On pour­rait certes déplo­rer un affa­dis­se­ment de la langue : le sou­ci du loin­tain Moyen-Âge qui agi­tait for­te­ment celui qui l’é­prou­vait n’est plus qu’un petit caillou que l’on repousse du pied. Car qui répon­drait un « y a pas d’sou­ci » désin­volte à l’an­nonce d’une grave sou­ciance ? Ce qu’il y a d’a­mu­sant dans la par­lure, c’est qu’elle se renou­velle constam­ment. Les « à la limite », « au niveau de » sont enfin à peu près sor­tis d’u­sage, dans la langue écrite tout du moins. Cet « ini­tié » qui pré­tend prendre l’i­ni­tia­tive, angli­cisme très cri­ti­quable selon Alain Rey et son Robert éty­mo­lo­gique, a, par contre, la vie dure et risque de par­ve­nir à s’im­po­ser. « Géné­rer », employé à la place de pro­duire, avait presque dis­pa­ru et effec­tue un grand retour à la faveur de son détour par l’an­glais. « Incon­tour­nable », lui, ne s’est pas impo­sé au sens atten­du de ce que l’on ne peut pas contour­ner, mais a émer­gé dans les années quatre-vingt pour signi­fier inévi­table, obligatoire.

Toutes ces expres­sions à la mode sont l’é­cume de la langue d’une époque et dis­pa­raî­tront sans doute. Une grande inter­ro­ga­tion sub­siste : quelles seront les for­mules bran­chées de demain ? « Galère », « bouf­fon », « racaille » ont fait leur réap­pa­ri­tion de manière dérou­tante dans la langue des jeunes des ban­lieues d’a­bord, pour se répandre ensuite chez tous les jeunes2. La créa­ti­vi­té a encore de beaux jours si elle fait son mar­ché en seconde main dans le grand réser­voir des mots que les dic­tion­naires donnent vieillis. Ain­si, « T’es mytho » veut dire men­teur pour des ado­les­cents qui y voient de l’ar­got sans racine alors que « mytho­mane » fait par­tie du lan­gage sou­te­nu et a sim­ple­ment été vic­time d’une apocope.
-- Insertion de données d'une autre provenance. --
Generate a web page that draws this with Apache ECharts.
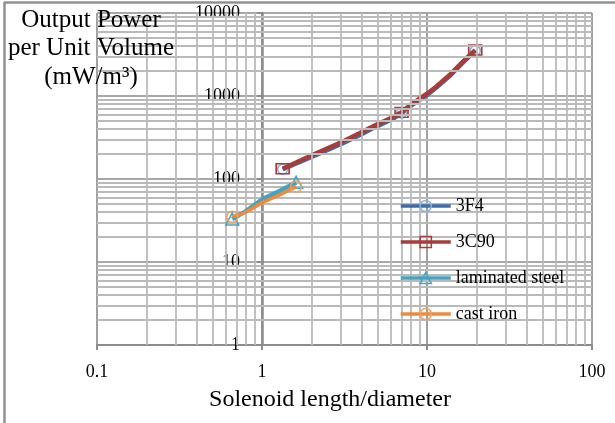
<!DOCTYPE html>
<html>
<head>
<meta charset="utf-8">
<script src="https://cdn.jsdelivr.net/npm/echarts@6/dist/echarts.min.js"></script>
<style>html,body{margin:0;padding:0;background:#fff}#c{width:615px;height:423px}</style>
</head>
<body>
<div id="c"></div>
<script>
// ---- data ----
const seriesNames = ['3F4', '3C90', 'laminated steel', 'cast iron'];

const x3F4 = [1.335, 2.015, 3.07, 4.06, 4.89, 6.18, 7.01, 8.18, 10.1, 11.35, 13.7, 16.5, 19.6];
const y3F4 = [131, 186, 268, 352, 425, 528, 622, 790, 1040, 1255, 1735, 2520, 3520];
const mark3F4 = [0, 6, 12];

const x3C90 = [1.335, 2.015, 3.07, 4.06, 4.89, 6.18, 7.01, 8.18, 10.1, 11.35, 13.7, 16.5, 19.6];
const y3C90 = [133, 194, 281, 371, 448, 554, 636, 817, 1080, 1295, 1790, 2590, 3580];
const mark3C90 = [0, 6, 12];

const xSteel = [0.66, 0.8, 1.02, 1.25, 1.61];
const ySteel = [33, 41, 58, 70, 91];
const markSteel = [0, 4];

const xIron = [0.66, 0.8, 1.02, 1.25, 1.61];
const yIron = [35, 40, 53, 63, 81];
const markIron = [0, 4];

const xTickLabels = ['0.1', '1', '10', '100'];
const yTickLabels = ['1', '10', '100', '1000', '10000'];
const xDecades = [0.1, 1, 10];
const yDecades = [1, 10, 100, 1000];
const minorMult = [2, 3, 4, 5, 6, 7, 8, 9];

const axisTitleY = 'Output Power\nper Unit Volume\n(mW/m³)';
const axisTitleX = 'Solenoid length/diameter';

// ---- styles ----
const lineColors = ['#3d6eab', '#a83c3a', '#46a3bf', '#ee8a3c'];
const markerColors = ['#8eaedb', '#a83c3a', '#46a3bf', '#f2a062'];
const lineWidths = [4.5, 4.5, 4.5, 3.5];

// ---- build ----
function pts(xs, ys, marks) {
  return xs.map((x, i) => {
    const item = { value: [x, ys[i]] };
    if (marks.indexOf(i) < 0) item.symbol = 'none';
    return item;
  });
}
const fmt = v => String(+Number(v).toPrecision(6));

const minorX = [];
xDecades.forEach(d => minorMult.forEach(k => minorX.push({ xAxis: +(d * k).toPrecision(6) })));
const minorY = [];
yDecades.forEach(d => minorMult.forEach(k => minorY.push({ yAxis: +(d * k).toPrecision(6) })));

const chart = echarts.init(document.getElementById('c'), null, { renderer: 'canvas' });
const serif = 'Liberation Serif';

function mkSeries(i, xs, ys, marks, symbol, size) {
  return {
    name: seriesNames[i], type: 'line', z: 3 + i,
    data: pts(xs, ys, marks),
    symbol: symbol, symbolSize: size, showSymbol: true,
    lineStyle: { color: lineColors[i], width: lineWidths[i], type: 'solid' },
    itemStyle: { color: 'rgba(0,0,0,0)', borderColor: markerColors[i], borderWidth: 1.5 },
    emphasis: { disabled: true }
  };
}

const option = {
  animation: false,
  backgroundColor: '#fff',
  grid: { left: 97, right: 23, top: 13, bottom: 78, outerBoundsMode: 'none', containLabel: false },
  xAxis: {
    type: 'log', logBase: 10, min: 0.1, max: 100,
    axisLine: { show: true, lineStyle: { color: '#8c8c8c', width: 2 } },
    axisTick: { show: true, length: 5, inside: false, lineStyle: { color: '#8c8c8c', width: 2 } },
    axisLabel: { margin: 18, fontFamily: serif, fontSize: 18, color: '#000',
      formatter: v => { const s = fmt(v); return xTickLabels.indexOf(s) >= 0 ? s : ''; } },
    splitLine: { show: true, lineStyle: { color: '#a0a0a0', width: 2 } },
    minorTick: { show: false }, minorSplitLine: { show: false }
  },
  yAxis: {
    type: 'log', logBase: 10, min: 1, max: 10000,
    offset: -165,
    axisLine: { show: true, lineStyle: { color: '#8c8c8c', width: 2.5 } },
    axisTick: { show: true, length: 5, inside: false, lineStyle: { color: '#8c8c8c', width: 2 } },
    axisLabel: { margin: 22, fontFamily: serif, fontSize: 18, color: '#000',
      formatter: v => { const s = fmt(v); return yTickLabels.indexOf(s) >= 0 ? s : ''; } },
    splitLine: { show: true, lineStyle: { color: '#a8a8a8', width: 2 } },
    minorTick: { show: false }, minorSplitLine: { show: false }
  },
  legend: {
    orient: 'vertical', left: 399, top: 197, z: 20, padding: 0,
    itemWidth: 50, itemHeight: 14, itemGap: 18,
    data: seriesNames.map((n, i) => ({
      name: n,
      lineStyle: { color: lineColors[i], width: 3.5, type: 'solid', opacity: 1 },
      itemStyle: { color: 'rgba(0,0,0,0)', borderColor: markerColors[i], borderWidth: 1.5 }
    })),
    textStyle: { fontFamily: serif, fontSize: 18, color: '#000', lineHeight: 18, padding: [0, 0, 0, 0] },
    selectedMode: false
  },
  series: [
    {
      name: 'grid', type: 'line', data: [], z: 1, silent: true,
      markLine: {
        silent: true, symbol: ['none', 'none'], label: { show: false },
        lineStyle: { type: 'solid', color: '#bababa', width: 1.8 },
        emphasis: { disabled: true },
        data: minorX.concat(minorY)
      }
    },
    mkSeries(0, x3F4, y3F4, mark3F4, 'circle', 10),
    mkSeries(1, x3C90, y3C90, mark3C90, 'rect', [13, 10]),
    mkSeries(2, xSteel, ySteel, markSteel, 'triangle', [13, 12]),
    mkSeries(3, xIron, yIron, markIron, 'circle', 11)
  ],
  graphic: [
    { type: 'line', shape: { x1: 4.5, y1: 2, x2: 4.5, y2: 423 }, style: { stroke: '#919191', lineWidth: 2.5 }, silent: true },
    { type: 'line', shape: { x1: 4, y1: 2.5, x2: 615, y2: 2.5 }, style: { stroke: '#919191', lineWidth: 2.5 }, silent: true },
    { type: 'text', x: 91, y: 6, z: 100, silent: true,
      style: { text: axisTitleY, fontFamily: serif, fontSize: 25, lineHeight: 28.5, fill: '#000', align: 'center', verticalAlign: 'top' } },
    { type: 'text', x: 330, y: 400, z: 100, silent: true,
      style: { text: axisTitleX, fontFamily: serif, fontSize: 24, fill: '#000', align: 'center', verticalAlign: 'middle' } }
  ]
};
chart.setOption(option);
</script>
</body>
</html>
Ne vous faites donc pas de mou­ron, la langue en Bel­gique, en France vit, même si son inven­ti­vi­té est sin­gu­liè­re­ment pauvre en com­pa­rai­son du fran­çais d’A­frique. Au fait, s’a­git-il du mou­ron des oiseaux, le mou­ron blanc qui enva­hit le pota­ger et les par­terres de fleurs ? Le jaune sou­ci pousse, lui, aus­si comme herbe folle, et le jar­di­nier a beau sar­cler ses plan­ta­tions, il resur­git tou­jours. À l’au­tomne, ces petits tour­ne­sols (sol­se­quia, qui suivent le soleil) mettent de la cou­leur dans le jar­din éteint. Vous êtes jaune comme sou­ci, vous avez le teint jau­nâtre. Là, on vous avait pour­tant bien dit de ne pas vous tra­cas­ser, de vous en sou­cier comme d’une guigne — la petite cerise, pas la poisse — ou comme un pois­son d’une pomme.

  1. .
  2. Théo Hachez, « La racaille dérape et la caille­ra rappe », La Revue nou­velle, décembre 2005.